Phase Two - Systems Design and Prototyping

With the now solid understanding of the business requirements and project scope, we are able to proceed with the high and low-level designs of the system that serve as the final blueprint for your solution.

  1. Systems Architecture

    Definition: The software systems architecture of a program or computing system is the structure or structures of the system, which comprise the software components, the externally visible properties of those components, and the relationships among them.

    In plain terms, software systems architecture is the high level design of the system. This initial stage of the elaboration phase is intended to provide a high enough level of abstraction so that the system can be viewed as a whole.
  2. Prototyping

    Definition: A development mock-up of the system used to test various aspects of the design. This stage will involve conducting usability studies with actual end-users. We will have the users perform various tasks using the mock-up in order to determine if the design is appropriate. There may be a need for multiple usability studies throughout the development process.
  3. System Design

    Definition: Defining the hardware and software components from a technical standpoint, in order to satisfy the project requirements, as per the Use Cases and Usability Studies.
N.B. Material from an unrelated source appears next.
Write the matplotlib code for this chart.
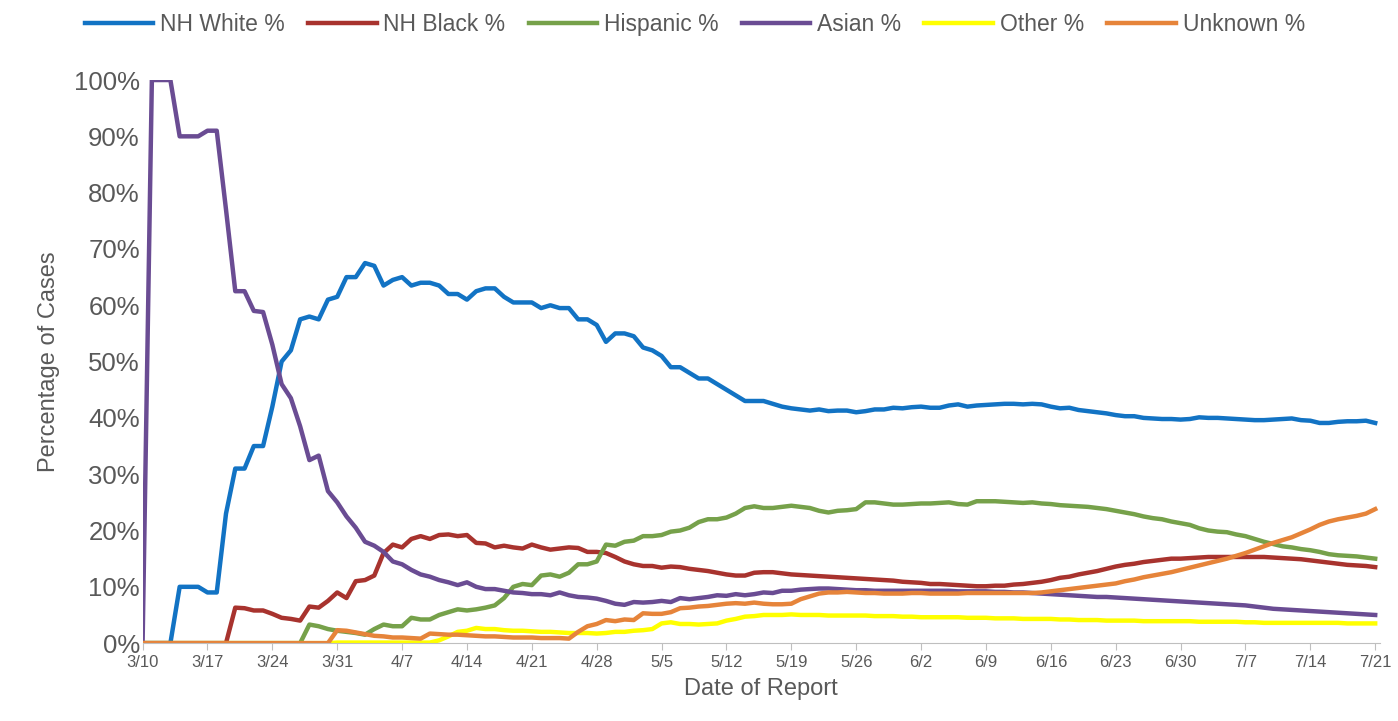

Phase Three - System Implementation

The System Implementation and Testing components are executed in an iterative fashion, in accordance with the prioritization of the business requirements (Requirements Triage). This entails that we will build the most critical components of your software application first, deploying the system at frequent milestones. Accompanied with weekly feedback, these short iterations allow you to begin realizing a return on investment after only a short period of time. The end results of this agile approach are minimized risk and a more effective system.

  1. System Implementation and Testing (Iterative Process)

    Throughout the system implementation and testing stages, the application will be physically constructed, as per the information gathered thus far. This is an iterative process, in that design, implementation, and testing iterations are repeated as the system is built.

Phase Four - Final Deployment and Transition

The fourth and final phase involves the deployment of the completed system and integration with your business processes. By this time, you will have already tried and tested the system several times to ensure a seamless transition with no surprises.

  1. System Testing - All Components in Hand

    The system will endure rigorous integration testing to ensure that all requirements have been met, and all bugs have been worked out.
  2. Installation

    Integrating the software into the workplace. This will involve connections with servers, further minor system testing, and information seminars.